No news: Hitler as a role model

Under the somewhat tortured title “Finding Fault in the Palestinian Messages That Aren’t So Public,” New York Times (NYT) correspondent Isabel Kershner reports that a “new book by an Israeli watchdog group catalogs dozens of examples of messages broadcast by the Palestinian Authority for its domestic audience that would seem at odds with the pursuit of peace and a two-state solution.”
 
Since at least half of the report is dedicated to “balancing” the evidence provided in the newly published book with anxious questions about the “political correctness” of reporting on the subject, Kershner doesn’t get around to mentioning one of the most widely discussed examples provided in the book: an essay in a youth magazine by a Palestinian girl who describes a dream encounter with various role models including a ninth-century Persian mathematician, an Egyptian Nobel laureate, the historic leader Saladin – and Adolf Hitler.
 
As the authors of the book correctly point out, it is unfortunately hardly surprising that a Palestinian teenager, growing up in an environment where the killing of Israelis and Jews is routinely glorified, should regard Hitler as a role model.
 
Interestingly, Kershner herself also emphasizes that “this is nothing new” – where “this” apparently refers to Palestinian anti-Israel incitement. Obviously, Kershner’s statement doesn’t quite square with her article’s headline that mentions “Palestinian Messages That Aren’t So Public;” moreover, Kershner’s lengthy discussion of the potential political implications of reporting on “the subject of incitement” also suggests that any related news are news the NYT is loathe to report. As Kershner puts it: “for many, the subject of incitement and media monitoring has become as contentious as some of the messages, especially since these pronouncements are often used to score propaganda points” – and what''s apparently worst of all is that these could be “propaganda points” for the right.
 
That would seem to imply that the fact that a Palestinian youngster regards Hitler as a role model can be dismissed as a mere right-wing “propaganda point.” There might be merit to this view if this was an isolated instance – but of course, it is not, as Kershner herself acknowledges when she writes that “this is nothing new.” Indeed, the many examples provided in the book that reports on the essay are merely a small sample of the Jew-hatred that is so pervasive in the Arab media, in entertainment, and in religious teachings.
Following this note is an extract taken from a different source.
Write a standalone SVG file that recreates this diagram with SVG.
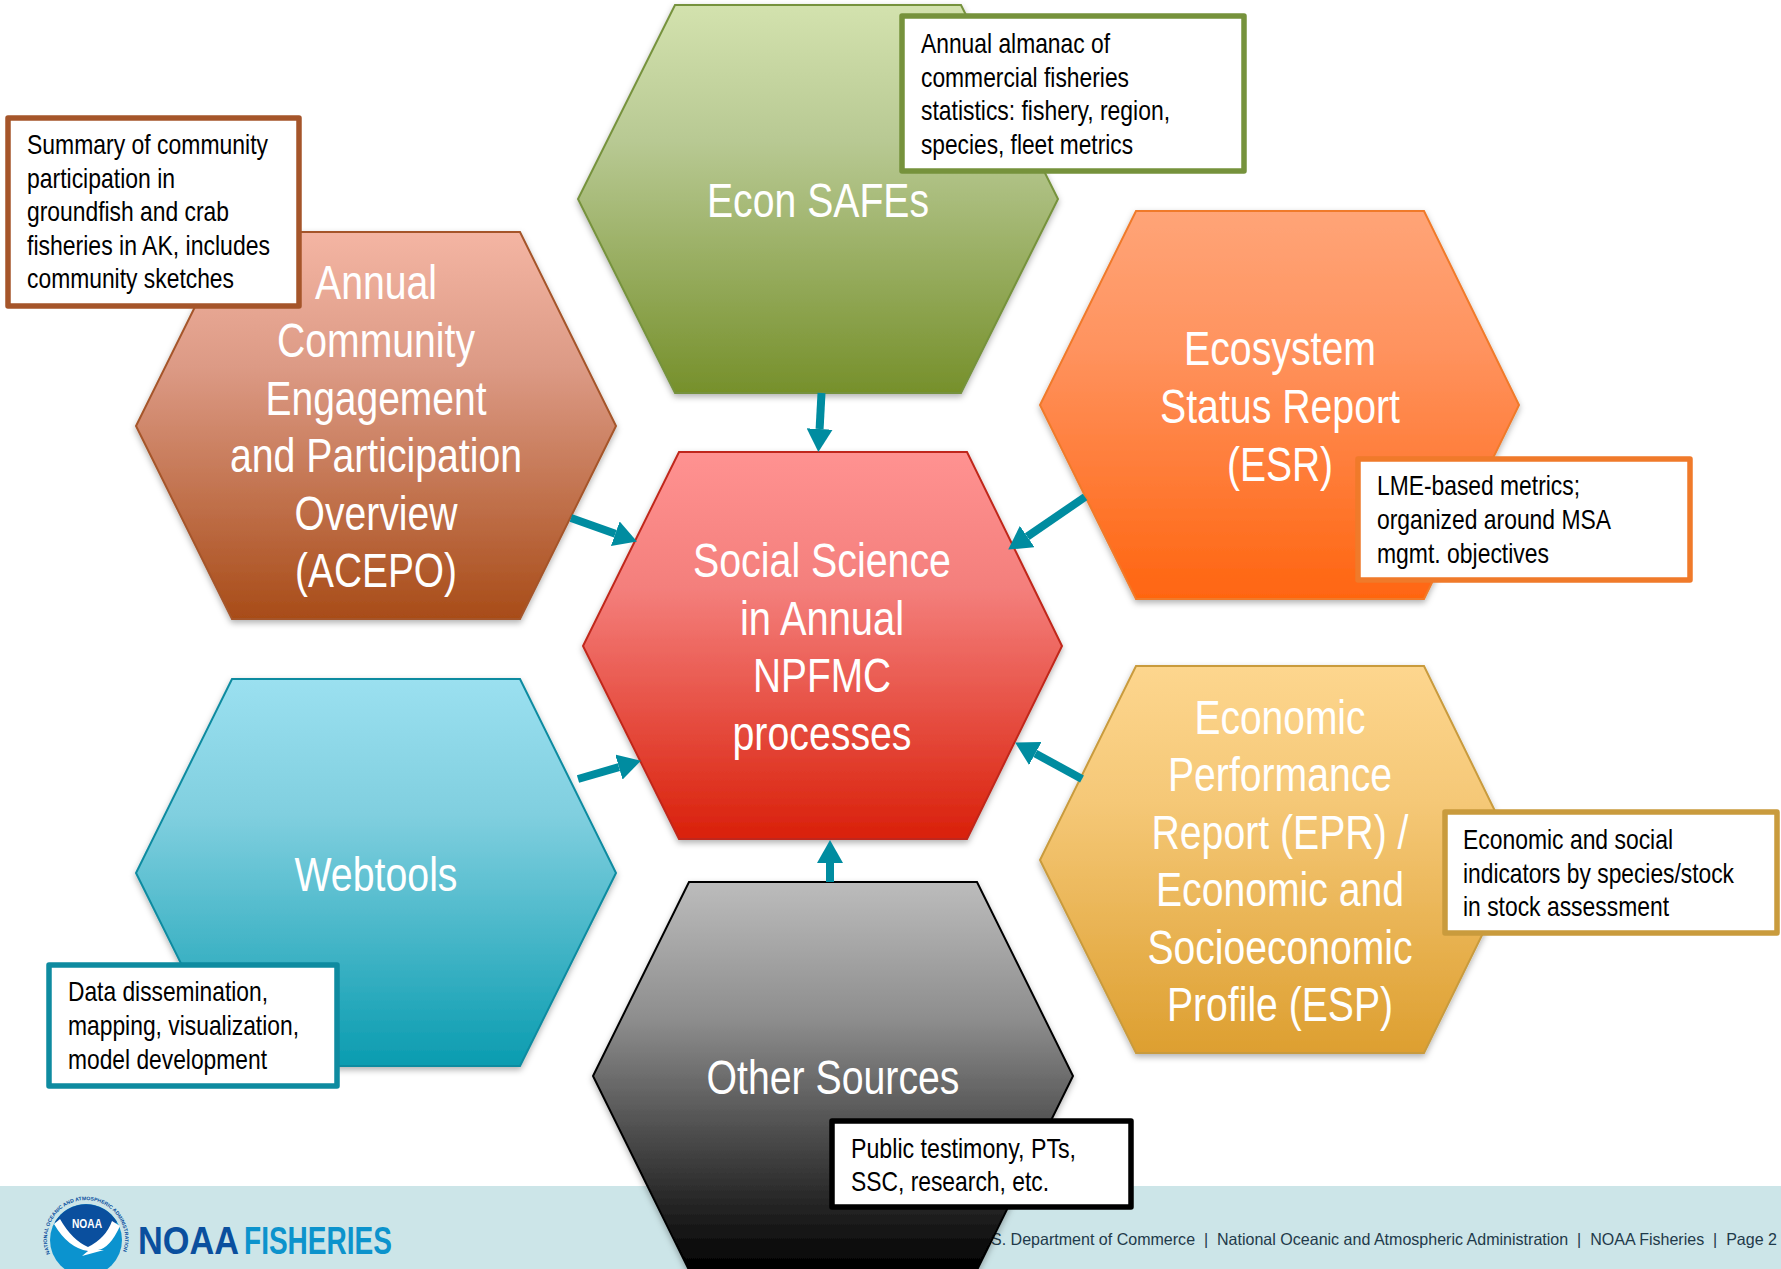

Just how casual Arab antisemitism is was illustrated recently when a Virgin Megastore in Qatar featured an Arabic edition of Hitler’s “Mein Kampf” as recommended reading.
 
How much do NYT readers know about this incident, which is of course again “nothing new”? Has any NYT reporter ever thought it might be newsworthy to find out how many other German books have been translated into Arabic and are sold alongside Hitler’s “Mein Kampf”? What do NYT readers know about the vicious antisemitic statements of the Muslim Brotherhood’s widely admired “spiritual leader” Yussuf Qaradawi? How ethical is it to ignore or downplay all this as right-wing “propaganda points” that are really “nothing new”?
 
As I have often argued – for example when I wrote about a “nothing new” sleek YouTube clip that showed a group of cute kids putting on a polished musical performance about the desirability of being martyred for Palestine – the mainstream media are systematically filtering their news about the Middle East in a way that leaves their readers quite ignorant about the realities of which Israelis are only all too aware. That in turn enables the progressive punditocracy to sustain the illusion that it is primarily Israel’s inexplicable intransigence that prevents peace in the Middle East – after all, why not take some risks for peace when it’s "nothing new" when the Muslim Brotherhood’s spiritual leader praises Hitler as a tool of divine providence and a teenager dreams of Hitler as a role model, while stores all over the region sell Hitler’s “Mein Kampf.”